Había un funcionario real que tenía un
hijo enfermo en Cafarnaún. Oyendo que Jesús había llegado de Galilea a Judea,
fue a verle, y le pedía: (…) Señor, baja antes de que se muera mi niño (Jn 4,
46-47).
Jairo te fue a buscar para que
le curases a su hijita de 12 años; la mujer cananea, la de los perrillos,
consiguió que sanaras a su niña; también lo logró el padre de
aquel chico lunático que se tiraba al fuego; incluso la Viuda de
Naim, sin pedirlo, sin palabras, sólo con su mirada, consiguió que le
resucitaras a su único hijo; hoy, en el Evangelio, es el funcionario de
Cafarnaún. Todos estos papás angustiados no pedían para sí mismos, sino para
sus hijos. Jesús, muchas gracias por darme unos papás que me quieren tanto,
tanto, que siempre me llevan hacia ti.
Hay
padres normales, fenomenales, pero como los míos no hay iguales.

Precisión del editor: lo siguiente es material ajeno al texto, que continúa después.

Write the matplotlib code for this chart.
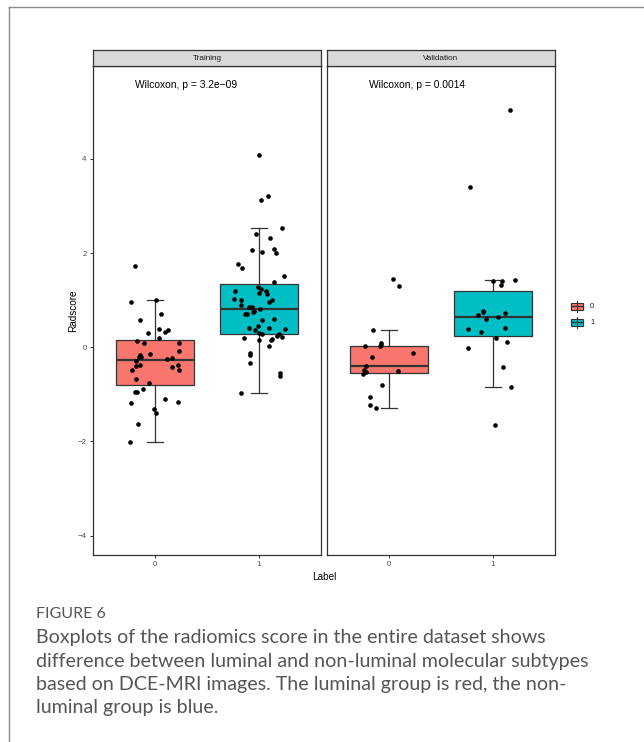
import numpy as np
import matplotlib.pyplot as plt
from matplotlib.patches import Rectangle
from matplotlib.lines import Line2D

# ---- data ----
groups = ['0', '1']
colors = ['#F8766D', '#00BFC4']
panels = ['Training', 'Validation']
pvals = ['Wilcoxon, p = 3.2e\u221209', 'Wilcoxon, p = 0.0014']

# box statistics (group 0, group 1)
tr_q1 = [-0.794, 0.289]
tr_med = [-0.263, 0.813]
tr_q3 = [0.155, 1.344]
tr_lo = [-2.01, -0.97]
tr_hi = [1.0, 2.526]

va_q1 = [-0.552, 0.234]
va_med = [-0.39, 0.637]
va_q3 = [0.034, 1.189]
va_lo = [-1.282, -0.849]
va_hi = [0.374, 1.435]

# jittered points: radscore and horizontal jitter offset
tr0_y = [1.726, 0.955, 0.998, 0.71, 0.58, 0.297, 0.389, 0.367, 0.331, 0.204, 0.14, 0.098, 0.085,
         -0.085, -0.142, -0.157, -0.2, -0.212, -0.242, -0.221, -0.297, -0.382, -0.397, -0.418,
         -0.488, -0.369, -0.475, -0.667, -0.758, -0.949, -0.955, -0.892, -1.176, -1.098, -1.168,
         -1.31, -1.401, -1.622, -2.017]
tr0_j = [-0.195, -0.23, 0.012, 0.052, -0.15, -0.066, 0.037, 0.127, 0.098, 0.034, -0.179, -0.104, 0.23,
         0.23, -0.05, -0.15, -0.137, -0.159, 0.118, 0.159, -0.188, -0.143, -0.185, 0.159,
         -0.22, 0.22, 0.227, -0.188, -0.056, -0.191, -0.172, -0.114, -0.234, 0.095, 0.22,
         -0.014, 0.005, -0.169, -0.246]

tr1_y = [4.076, 3.127, 3.212, 2.526, 2.399, 2.32, 2.066, 2.023, 2.094, 2.009, 1.769, 1.684, 1.514,
         1.386, 1.287, 1.244, 1.195, 1.202, 1.153, 1.125, 1.032, 1.004, 0.998, 0.962, 0.904, 0.862,
         0.85, 0.82, 0.764, 0.743, 0.713, 0.70, 0.58, 0.594, 0.452, 0.41, 0.36, 0.41, 0.395, 0.297,
         0.282, 0.282, 0.225, 0.24, 0.176, 0.149, 0.191, 0.149, 0.021, -0.121, -0.163, -0.34,
         -0.539, -0.603, -0.97]
tr1_j = [0.005, 0.021, 0.092, 0.221, -0.027, 0.108, -0.069, 0.031, 0.147, 0.163, -0.201, -0.162, 0.24,
         0.147, -0.011, 0.018, -0.23, 0.069, 0.002, 0.076, -0.239, -0.175, 0.127, 0.101, -0.175, -0.097,
         -0.066, 0.012, -0.043, -0.053, -0.13, -0.117, 0.028, 0.147, -0.011, -0.097, -0.034, 0.096, 0.253, 0.002,
         0.034, 0.192, 0.227, 0.179, 0.13, 0.121, -0.146, 0.005, 0.096, -0.085, -0.088, -0.088,
         0.208, 0.202, -0.175]

va0_y = [1.457, 1.308, 0.374, 0.034, 0.09, 0.05, 0.02, -0.121, -0.2, -0.39, -0.48, -0.57, -0.52,
         -0.51, -0.794, -1.049, -1.219, -1.282]
va0_j = [0.037, 0.092, -0.159, -0.234, -0.079, -0.081, -0.086, 0.23, -0.163, -0.221, -0.246, -0.256, -0.224,
         0.082, -0.072, -0.182, -0.185, -0.125]

va1_y = [5.038, 3.41, 1.408, 1.414, 1.323, 1.435, 0.777, 0.75, 0.679, 0.601, 0.637, 0.735, 0.382,
         0.325, 0.41, 0.197, 0.113, -0.021, -0.418, -0.849, -1.656]
va1_j = [0.166, -0.22, 0.002, 0.086, 0.082, 0.211, -0.097, -0.095, -0.143, -0.063, 0.053, 0.115, -0.239,
         -0.117, 0.118, 0.031, 0.134, -0.239, 0.098, 0.176, 0.024]

stats = [(tr_q1, tr_med, tr_q3, tr_lo, tr_hi), (va_q1, va_med, va_q3, va_lo, va_hi)]
points = [[(tr0_y, tr0_j), (tr1_y, tr1_j)], [(va0_y, va0_j), (va1_y, va1_j)]]

# ---- figure ----
W, H = 644, 742
fig = plt.figure(figsize=(W / 100, H / 100), dpi=100)
plt.rcParams['font.family'] = ['Liberation Sans', 'DejaVu Sans']

def fx(px):
    return px / W

def fy(py):
    return 1 - py / H

dark = '#333333'
grey_txt = '#4D4D4D'
panel_x = [(93, 321), (327, 555)]
top, bot, strip_top = 66, 555, 50

for k, (x0, x1) in enumerate(panel_x):
    ax = fig.add_axes([fx(x0), fy(bot), fx(x1 - x0), (bot - top) / H])
    q1, med, q3, lo, hi = stats[k]
    bstats = [dict(q1=q1[i], med=med[i], q3=q3[i], whislo=lo[i], whishi=hi[i], fliers=[])
              for i in range(2)]
    res = ax.bxp(bstats, positions=[0, 1], widths=0.75, capwidths=0.15, patch_artist=True,
                 showfliers=False,
                 boxprops=dict(edgecolor=dark, linewidth=0.9),
                 medianprops=dict(color=dark, linewidth=1.6),
                 whiskerprops=dict(color=dark, linewidth=0.9),
                 capprops=dict(color=dark, linewidth=0.9))
    for patch, c in zip(res['boxes'], colors):
        patch.set_facecolor(c)
    for i, (yy, jj) in enumerate(points[k]):
        ax.scatter(i + np.array(jj), yy, s=11, color='black', zorder=5, linewidths=0)
    ax.text(-0.19, 5.57, pvals[k], ha='left', va='center', fontsize=7.4, color='black')

    ax.set_xlim(-0.6, 1.6)
    ax.set_ylim(-4.41, 5.97)
    ax.set_xticks([0, 1])
    ax.set_xticklabels(groups)
    ax.set_yticks([-4, -2, 0, 2, 4])
    if k > 0:
        ax.tick_params(axis='y', left=False, labelleft=False)
    ax.tick_params(length=2.5, width=0.7, color=dark, labelsize=5.7, labelcolor=grey_txt, pad=2)
    for sp in ax.spines.values():
        sp.set_color(dark)
        sp.set_linewidth(0.9)

    # facet strip
    sax = fig.add_axes([fx(x0), fy(top), fx(x1 - x0), (top - strip_top) / H])
    sax.set_facecolor('#D9D9D9')
    sax.set_xticks([])
    sax.set_yticks([])
    for sp in sax.spines.values():
        sp.set_color(dark)
        sp.set_linewidth(0.9)
    sax.text(0.5, 0.5, panels[k], transform=sax.transAxes, ha='center', va='center',
             fontsize=5.9, color='#1A1A1A')

fig.text(fx(73), fy(311), 'Radscore', rotation=90, ha='center', va='center', fontsize=7.2)
fig.text(fx(324), fy(577), 'Label', ha='center', va='center', fontsize=7.2)

# legend with boxplot key glyphs
lax = fig.add_axes([fx(566), fy(332), fx(40), 36 / H])
lax.set_xlim(566, 606)
lax.set_ylim(332, 296)
lax.axis('off')
for i, (c, yc) in enumerate(zip(colors, [306, 322])):
    lax.add_line(Line2D([576.5, 576.5], [yc - 5.5, yc + 5.5], color=dark, lw=0.8))
    lax.add_patch(Rectangle((570.5, yc - 3.5), 12, 7, facecolor=c, edgecolor=dark, lw=0.8))
    lax.add_line(Line2D([570.5, 582.5], [yc, yc], color=dark, lw=1.0))
    lax.text(590, yc, groups[i], ha='left', va='center', fontsize=5.5, color='#1A1A1A')

# outer frame lines
fig.add_artist(Line2D([fx(9), 1], [fy(7), fy(7)], color='#8C8C8C', lw=1.0))
fig.add_artist(Line2D([fx(9), fx(9)], [fy(7), 0], color='#8C8C8C', lw=1.0))

# caption
cap_font = ['Lato', 'DejaVu Sans']
fig.text(fx(36), fy(614), 'FIGURE 6', ha='left', va='center', fontsize=11.5,
         color='#555555', family=cap_font)
cap_lines = ['Boxplots of the radiomics score in the entire dataset shows',
             'difference between luminal and non-luminal molecular subtypes',
             'based on DCE-MRI images. The luminal group is red, the non-',
             'luminal group is blue.']
for i, line in enumerate(cap_lines):
    fig.text(fx(36), fy(638 + 23.2 * i), line, ha='left', va='center', fontsize=14.1,
             color='#555555', family=cap_font)

fig.savefig('out.png', dpi=100)
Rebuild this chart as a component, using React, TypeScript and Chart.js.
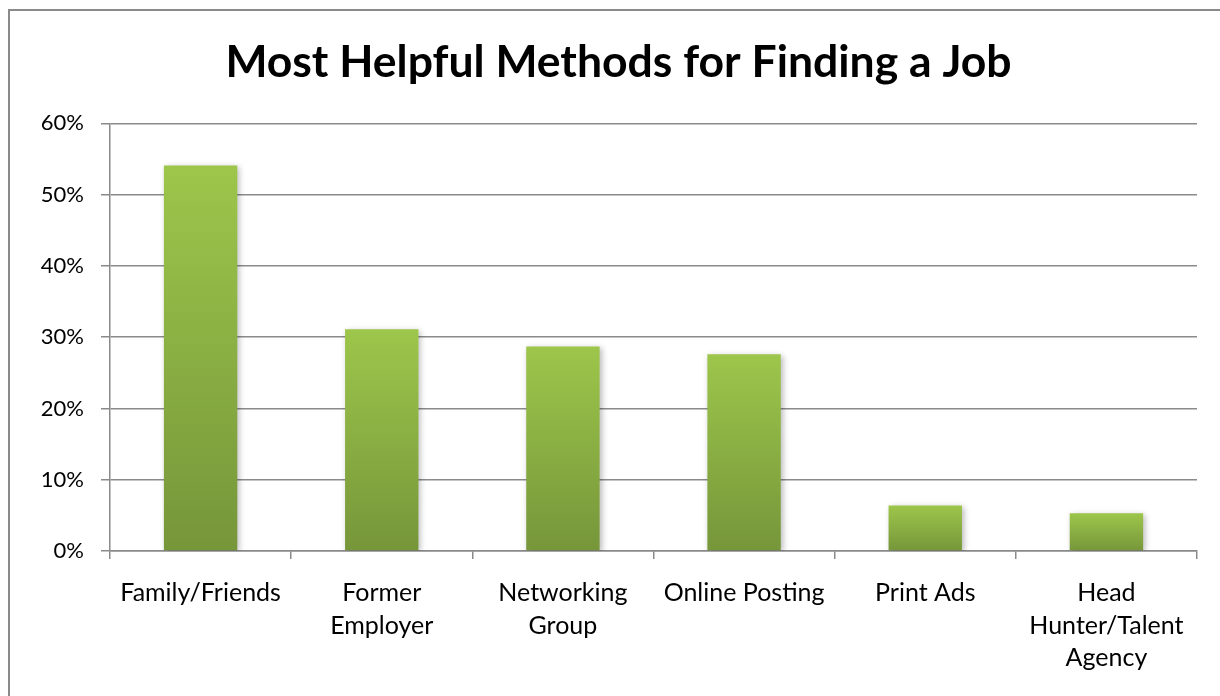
import React, { useEffect, useRef } from "react";
import { Chart, registerables } from "chart.js";

Chart.register(...registerables);

const TITLE = "Most Helpful Methods for Finding a Job";
const CATEGORIES: (string | string[])[] = [
  "Family/Friends",
  ["Former", "Employer"],
  ["Networking", "Group"],
  "Online Posting",
  "Print Ads",
  ["Head", "Hunter/Talent", "Agency"],
];
const VALUES = [54.1, 31.1, 28.7, 27.6, 6.4, 5.3];
const Y_MIN = 0;
const Y_MAX = 60;
const Y_STEP = 10;

const FONT = "Lato, 'Open Sans', sans-serif";
const GRID = "#8a8a8a";

export default function App() {
  const ref = useRef<HTMLCanvasElement | null>(null);

  useEffect(() => {
    document.body.style.margin = "0";
    const canvas = ref.current;
    if (!canvas) return;

    const shadowPlugin = {
      id: "barShadow",
      beforeDatasetsDraw(chart: any) {
        const ctx = chart.ctx;
        ctx.save();
        ctx.shadowColor = "rgba(0,0,0,0.28)";
        ctx.shadowBlur = 6;
        ctx.shadowOffsetX = 2;
        ctx.shadowOffsetY = 2;
      },
      afterDatasetsDraw(chart: any) {
        chart.ctx.restore();
      },
    };

    const chart = new Chart(canvas, {
      type: "bar",
      data: {
        labels: CATEGORIES,
        datasets: [
          {
            data: VALUES,
            backgroundColor: (c: any) => {
              const ch = c.chart;
              if (!ch.chartArea || c.dataIndex === undefined) return "#8bb042";
              const ys = ch.scales.y;
              const top = ys.getPixelForValue(VALUES[c.dataIndex]);
              const bot = ys.getPixelForValue(0);
              if (!isFinite(top) || !isFinite(bot) || top === bot) return "#8bb042";
              const g = ch.ctx.createLinearGradient(0, top, 0, bot);
              g.addColorStop(0, "#9dc64b");
              g.addColorStop(1, "#76963a");
              return g;
            },
            borderWidth: 0,
            categoryPercentage: 1,
            barPercentage: 0.405,
          },
        ],
      },
      options: {
        animation: false,
        responsive: false,
        maintainAspectRatio: false,
        layout: { padding: { left: 40, right: 23, top: 0, bottom: 0 } },
        plugins: {
          legend: { display: false },
          tooltip: { enabled: false },
          title: {
            display: true,
            text: TITLE,
            color: "#000",
            font: { family: FONT, size: 44.5, weight: "bold", lineHeight: 1.2 },
            padding: { top: 36, bottom: 34 },
          },
        },
        scales: {
          x: {
            grid: {
              display: true,
              drawOnChartArea: false,
              drawTicks: true,
              tickLength: 8,
              color: GRID,
              lineWidth: 1.5,
              offset: true,
            },
            border: { display: true, color: GRID, width: 1.5 },
            ticks: {
              color: "#000",
              font: { family: FONT, size: 25, lineHeight: 1.3 },
              padding: 18,
              maxRotation: 0,
              autoSkip: false,
            },
            afterFit: (s: any) => {
              s.height = 145;
            },
          },
          y: {
            min: Y_MIN,
            max: Y_MAX,
            grid: {
              color: GRID,
              lineWidth: 1.5,
              tickLength: 9,
            },
            border: { display: true, color: GRID, width: 1.5 },
            ticks: {
              stepSize: Y_STEP,
              color: "#000",
              font: { family: FONT, size: 22 },
              padding: 17,
              callback: (v: any) => v + "%",
            },
            afterFit: (s: any) => {
              s.width = 70;
            },
          },
        },
      },
      plugins: [shadowPlugin],
    });

    return () => chart.destroy();
  }, []);

  return (
    <div style={{ position: "fixed", left: 0, top: 0, width: 1220, height: 696, background: "#fff", overflow: "hidden" }}>
      <canvas ref={ref} width={1220} height={696} style={{ position: "absolute", left: 0, top: 0 }} />
      <div
        style={{
          position: "absolute",
          left: 8,
          top: 9,
          width: 1300,
          height: 800,
          borderTop: "2px solid #8a8a8a",
          borderLeft: "2px solid #8a8a8a",
          boxSizing: "border-box",
          pointerEvents: "none",
        }}
      />
    </div>
  );
}
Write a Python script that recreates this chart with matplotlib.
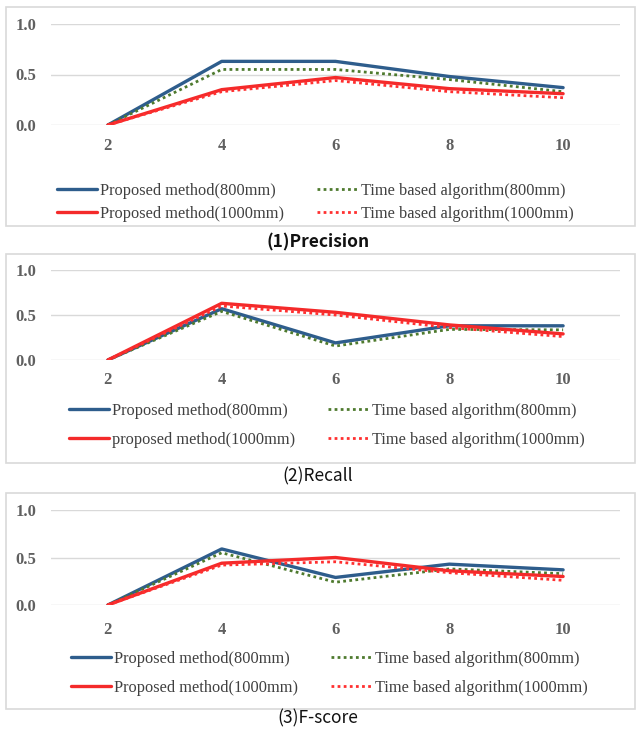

Sus criados vinieron a su encuentro
diciéndole que su hijo estaba curado. Él les preguntó a qué hora había
empezado la mejoría. Y le contestaron: Hoy a la una le dejó la fiebre (Jn 4,
51-53).
¡Vaya cara de susto se le pondría al pobre padre cuando vio que se
le acercaban sus criados! Esperaba lo peor… ¡Vaya brinco de alegría cuando
recibió la noticia!: Batió el record de salto de altura, seguro. Jesús eres el
mejor antipirético, el mejor remedio contra la fiebre.
Repite
muchas veces: ¡Jesús, muchas gracias por mis papás!
Propósito: No incomodar a mis papás.